For every line in the data below that contains "page", copy the line.

Dataset excerpts:
================
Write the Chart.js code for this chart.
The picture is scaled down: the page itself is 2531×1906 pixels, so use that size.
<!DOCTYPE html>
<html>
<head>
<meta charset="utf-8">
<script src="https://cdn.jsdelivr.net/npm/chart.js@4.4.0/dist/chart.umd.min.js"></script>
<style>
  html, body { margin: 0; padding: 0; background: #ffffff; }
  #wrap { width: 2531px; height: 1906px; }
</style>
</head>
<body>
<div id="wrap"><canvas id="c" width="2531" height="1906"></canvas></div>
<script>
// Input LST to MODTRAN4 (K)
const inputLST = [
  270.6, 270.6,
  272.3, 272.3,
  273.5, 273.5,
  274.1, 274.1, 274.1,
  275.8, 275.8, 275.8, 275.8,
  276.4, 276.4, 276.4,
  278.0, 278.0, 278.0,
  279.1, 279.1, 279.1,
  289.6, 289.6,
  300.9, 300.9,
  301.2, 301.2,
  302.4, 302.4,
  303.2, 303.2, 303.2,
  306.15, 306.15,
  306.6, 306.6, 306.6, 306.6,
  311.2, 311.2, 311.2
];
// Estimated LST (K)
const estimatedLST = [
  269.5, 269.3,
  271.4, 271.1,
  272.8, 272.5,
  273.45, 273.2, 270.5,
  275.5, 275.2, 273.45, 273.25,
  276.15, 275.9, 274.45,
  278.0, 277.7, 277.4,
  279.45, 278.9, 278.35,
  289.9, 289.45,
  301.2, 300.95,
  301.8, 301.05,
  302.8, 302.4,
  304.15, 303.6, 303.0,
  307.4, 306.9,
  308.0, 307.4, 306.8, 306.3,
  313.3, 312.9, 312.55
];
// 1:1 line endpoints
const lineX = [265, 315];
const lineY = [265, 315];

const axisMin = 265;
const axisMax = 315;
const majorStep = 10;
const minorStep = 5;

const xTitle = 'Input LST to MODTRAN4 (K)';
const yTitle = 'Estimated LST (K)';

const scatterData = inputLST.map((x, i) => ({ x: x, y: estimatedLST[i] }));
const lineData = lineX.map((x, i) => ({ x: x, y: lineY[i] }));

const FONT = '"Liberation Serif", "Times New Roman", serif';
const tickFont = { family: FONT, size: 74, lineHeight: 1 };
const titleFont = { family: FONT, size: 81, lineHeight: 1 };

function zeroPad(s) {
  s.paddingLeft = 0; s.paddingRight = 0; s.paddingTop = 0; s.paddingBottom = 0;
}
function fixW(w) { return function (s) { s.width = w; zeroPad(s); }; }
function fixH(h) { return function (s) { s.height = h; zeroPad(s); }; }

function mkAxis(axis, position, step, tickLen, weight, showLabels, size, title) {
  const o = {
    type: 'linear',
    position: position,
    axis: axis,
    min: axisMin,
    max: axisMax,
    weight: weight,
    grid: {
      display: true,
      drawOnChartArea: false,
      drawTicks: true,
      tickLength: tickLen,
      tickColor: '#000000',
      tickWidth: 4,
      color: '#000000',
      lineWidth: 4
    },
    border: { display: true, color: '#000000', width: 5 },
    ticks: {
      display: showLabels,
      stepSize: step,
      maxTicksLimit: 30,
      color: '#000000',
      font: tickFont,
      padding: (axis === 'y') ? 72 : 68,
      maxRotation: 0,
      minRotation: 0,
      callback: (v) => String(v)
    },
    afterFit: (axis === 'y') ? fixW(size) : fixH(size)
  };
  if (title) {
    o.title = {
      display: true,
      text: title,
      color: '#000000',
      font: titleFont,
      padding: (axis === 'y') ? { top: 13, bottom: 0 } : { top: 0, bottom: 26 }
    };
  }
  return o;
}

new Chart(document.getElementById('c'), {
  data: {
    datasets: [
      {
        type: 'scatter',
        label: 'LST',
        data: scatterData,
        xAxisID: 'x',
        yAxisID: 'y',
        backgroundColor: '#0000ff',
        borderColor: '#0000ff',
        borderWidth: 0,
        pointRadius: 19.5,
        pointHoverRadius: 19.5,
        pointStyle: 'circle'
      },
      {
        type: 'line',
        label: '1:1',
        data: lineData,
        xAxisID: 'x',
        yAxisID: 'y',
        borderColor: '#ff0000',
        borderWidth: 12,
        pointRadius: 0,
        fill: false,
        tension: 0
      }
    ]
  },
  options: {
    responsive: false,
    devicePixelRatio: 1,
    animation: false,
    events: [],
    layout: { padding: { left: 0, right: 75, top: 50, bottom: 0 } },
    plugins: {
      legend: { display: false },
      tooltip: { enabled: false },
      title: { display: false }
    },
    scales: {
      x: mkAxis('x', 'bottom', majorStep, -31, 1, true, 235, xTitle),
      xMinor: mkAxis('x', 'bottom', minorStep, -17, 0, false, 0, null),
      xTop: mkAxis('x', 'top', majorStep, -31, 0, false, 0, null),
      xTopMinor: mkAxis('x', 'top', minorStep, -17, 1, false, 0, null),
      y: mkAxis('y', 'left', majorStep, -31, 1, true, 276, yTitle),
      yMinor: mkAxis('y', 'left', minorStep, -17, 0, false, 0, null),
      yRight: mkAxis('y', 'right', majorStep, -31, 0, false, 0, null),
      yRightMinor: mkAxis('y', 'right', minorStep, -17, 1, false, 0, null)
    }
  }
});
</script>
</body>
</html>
================
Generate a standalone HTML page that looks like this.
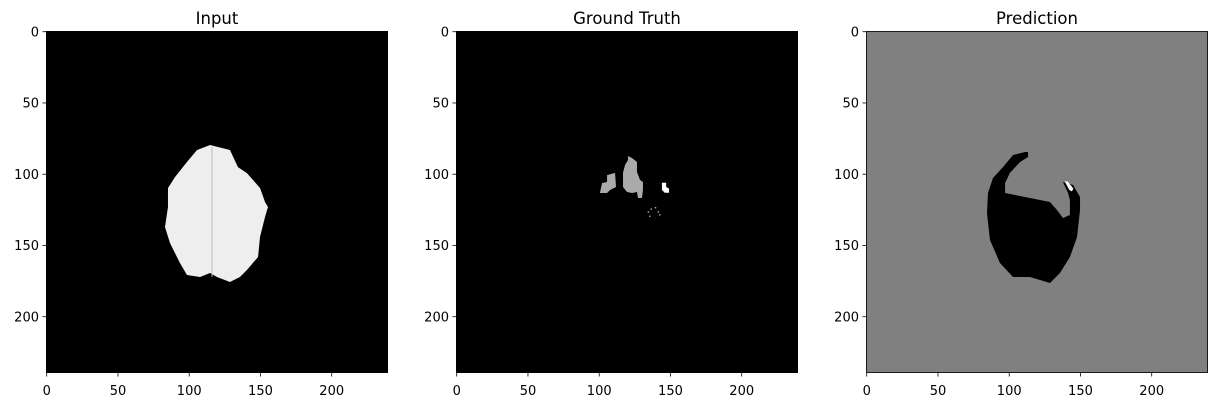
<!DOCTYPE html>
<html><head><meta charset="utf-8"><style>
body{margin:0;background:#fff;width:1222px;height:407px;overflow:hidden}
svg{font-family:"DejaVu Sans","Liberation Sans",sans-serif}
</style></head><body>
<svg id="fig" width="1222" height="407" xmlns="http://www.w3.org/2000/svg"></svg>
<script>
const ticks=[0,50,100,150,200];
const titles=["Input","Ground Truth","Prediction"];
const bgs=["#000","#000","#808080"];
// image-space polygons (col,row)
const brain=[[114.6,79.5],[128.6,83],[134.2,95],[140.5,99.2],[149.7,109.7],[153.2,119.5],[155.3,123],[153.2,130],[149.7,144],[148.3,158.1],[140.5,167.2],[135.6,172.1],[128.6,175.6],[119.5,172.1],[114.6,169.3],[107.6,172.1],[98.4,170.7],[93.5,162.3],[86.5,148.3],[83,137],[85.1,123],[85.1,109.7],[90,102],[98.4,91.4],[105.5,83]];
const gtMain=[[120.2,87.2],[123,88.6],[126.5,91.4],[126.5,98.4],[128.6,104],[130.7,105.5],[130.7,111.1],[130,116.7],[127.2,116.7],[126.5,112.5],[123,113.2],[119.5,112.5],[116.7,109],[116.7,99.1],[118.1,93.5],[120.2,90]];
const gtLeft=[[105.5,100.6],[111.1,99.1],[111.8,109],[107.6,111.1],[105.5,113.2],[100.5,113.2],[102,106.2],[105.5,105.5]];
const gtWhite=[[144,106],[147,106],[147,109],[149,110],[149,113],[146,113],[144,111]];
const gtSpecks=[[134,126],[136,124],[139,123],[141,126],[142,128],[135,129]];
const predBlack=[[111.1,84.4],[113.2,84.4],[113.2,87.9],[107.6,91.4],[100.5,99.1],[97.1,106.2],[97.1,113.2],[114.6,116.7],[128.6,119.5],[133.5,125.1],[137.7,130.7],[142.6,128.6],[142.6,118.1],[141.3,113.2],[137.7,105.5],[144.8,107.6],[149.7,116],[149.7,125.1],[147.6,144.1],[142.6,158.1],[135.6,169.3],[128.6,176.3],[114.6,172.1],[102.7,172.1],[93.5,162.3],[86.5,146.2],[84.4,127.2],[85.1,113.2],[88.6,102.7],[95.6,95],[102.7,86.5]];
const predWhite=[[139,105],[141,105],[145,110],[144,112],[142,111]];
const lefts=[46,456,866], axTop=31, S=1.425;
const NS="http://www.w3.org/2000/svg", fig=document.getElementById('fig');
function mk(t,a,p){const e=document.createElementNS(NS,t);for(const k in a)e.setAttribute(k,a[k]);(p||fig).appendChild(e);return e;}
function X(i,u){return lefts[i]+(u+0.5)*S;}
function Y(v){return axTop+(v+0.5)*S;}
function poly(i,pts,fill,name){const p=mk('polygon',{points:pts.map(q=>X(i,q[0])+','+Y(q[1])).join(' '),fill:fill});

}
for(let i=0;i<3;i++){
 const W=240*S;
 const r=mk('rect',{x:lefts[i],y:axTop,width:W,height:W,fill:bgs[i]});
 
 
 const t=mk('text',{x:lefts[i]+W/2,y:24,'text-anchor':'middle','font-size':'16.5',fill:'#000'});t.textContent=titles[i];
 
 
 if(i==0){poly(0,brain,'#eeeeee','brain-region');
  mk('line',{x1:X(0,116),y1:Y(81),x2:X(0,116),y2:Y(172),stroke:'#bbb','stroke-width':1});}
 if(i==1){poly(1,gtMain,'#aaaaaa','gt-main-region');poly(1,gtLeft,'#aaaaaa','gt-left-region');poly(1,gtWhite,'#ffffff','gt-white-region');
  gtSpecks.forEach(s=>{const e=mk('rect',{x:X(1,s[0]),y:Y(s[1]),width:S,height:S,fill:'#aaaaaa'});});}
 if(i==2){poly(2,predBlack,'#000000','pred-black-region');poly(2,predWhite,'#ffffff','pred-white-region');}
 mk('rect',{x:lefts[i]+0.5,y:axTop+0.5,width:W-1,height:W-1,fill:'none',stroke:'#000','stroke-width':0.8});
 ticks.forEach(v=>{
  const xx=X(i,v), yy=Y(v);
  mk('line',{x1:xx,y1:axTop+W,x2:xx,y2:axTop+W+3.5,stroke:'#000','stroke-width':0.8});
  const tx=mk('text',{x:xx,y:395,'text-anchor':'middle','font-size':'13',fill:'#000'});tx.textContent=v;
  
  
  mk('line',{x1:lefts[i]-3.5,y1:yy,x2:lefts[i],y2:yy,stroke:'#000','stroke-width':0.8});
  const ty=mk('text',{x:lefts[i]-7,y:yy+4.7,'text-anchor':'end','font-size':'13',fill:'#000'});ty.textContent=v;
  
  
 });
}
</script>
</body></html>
================
The solution:
The picture is scaled down: the page itself is 2531×1906 pixels, so use that size.
Generate a standalone HTML page that looks like this.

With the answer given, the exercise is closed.